SAN ANTONIO -- When friends really want to needle the NBA's Most Valuable Player, they are apt to tell Steve Nash that the Spurs are always dragging him down.
That would be the Spurs he's facing in the Western Conference finals ... and the perennially underachieving Spurs from London who play proper English football. Nash's family has rooted for Tottenham Hotspur -- known simply as Spurs to their legions of unfulfilled fans -- for generations.
Only this time, after a day-plus of bad body language that didn't exactly generate much hope around the Phoenix Suns, Nash's side rebounded quickly and did all the torturing Sunday night. With San Antonio's Spurs on the verge of a week-plus of NBA Finals preparations, Amare Stoudemire and a resurgent Joe Johnson combined to plunge the Spurs into a period of unforeseen doubt between now and Game 5 back at America West Arena by sparking Sunday's gritty 111-106 triumph.
"They had all the pressure," said Suns forward Shawn Marion.
And they caved.
Or did they? With Manu Ginobili rumbling for a highlight-reel 28 points, and Bruce Bowen and Robert Horry each draining clutch fourth-quarter triples and registering 15 bonus points apiece, it's an overstatement to say that the Spurs collectively caved.
It was Tim Duncan, stunningly.
Riding a run of 25 consecutive makes at the free-throw line, Duncan missed three of his first four attempts in Game 4 and cratered from there. He wound up missing nine of 12 attempts from the line, including an air ball, and looked as tentative as you can look when you're still going for 15 points and 16 boards. The Suns double-teamed Duncan harder than they have until now, with Johnson doing most of the doubling instead of the smaller Nash, and Duncan struggled to answer.

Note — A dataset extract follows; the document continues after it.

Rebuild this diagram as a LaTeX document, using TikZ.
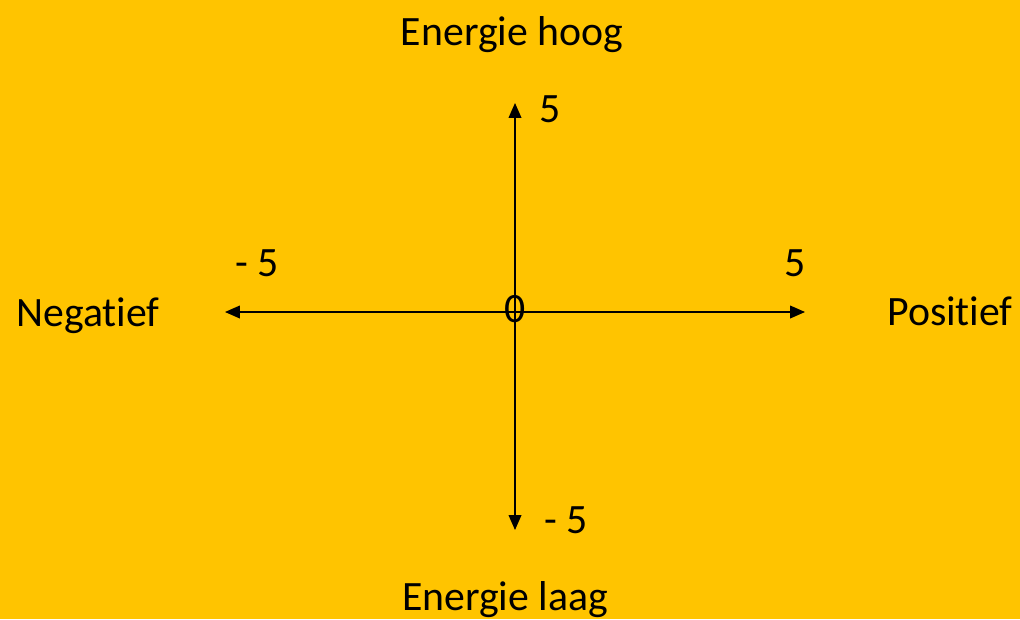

So a series that seemed over now turns interesting, partly because the Suns are quite capable of extending this to a Game 6 ... but mainly to see how the Spurs (re: Duncan) respond. You still have to strongly believe that San Antonio is going to get the one victory it needs to secure a Finals berth, but Spurs coach Gregg Popovich was desperately hoping for the quick ending in spite of the long layoff that goes with it.
Reason being: Pop knows how much practice-floor work he faces, after this track-meet series with the Suns, to get his players ready for a much more physical Finals against Detroit or Miami.
The only positive for Pop now is knowing that he won't have to shield the Spurs from a week of They've Never Played Better media fawning. Which was coming with a victory Sunday.
Nash himself suggested that the Spurs were playing "as well as they have ever played" in amassing a 3-0 series lead. And he has the first-hand historical knowledge to make such assessments, having been eliminated by San Antonio in the same round while with Dallas during the Spurs' 2003 championship run.
Yet this performance almost certainly killed that storyline. Worse yet, it possibly dented the Spurs' confidence, just as it was starting to bubble nicely.
Who knows? Confidence, after all, is a very fragile thing. Even for an otherworldly 7-footer who routinely makes bank shots from the wing that look far tougher than free throws.
How fragile? Just a couple nights earlier, Duncan was fielding questions about how he's "over the hump" at the line, after shooting just 67 percent on frees during the regular season.
Just like that, his free-throwing is back under the microscope and a left-for-dead series has been hauled back to the desert.
"Just a tough night all around -- from the field, from the line, just everything," Duncan said. "... We helped them a bunch."
Correction: Duncan helped them a bunch. Not what Nash is used to from a Spur, basketball breed or otherwise.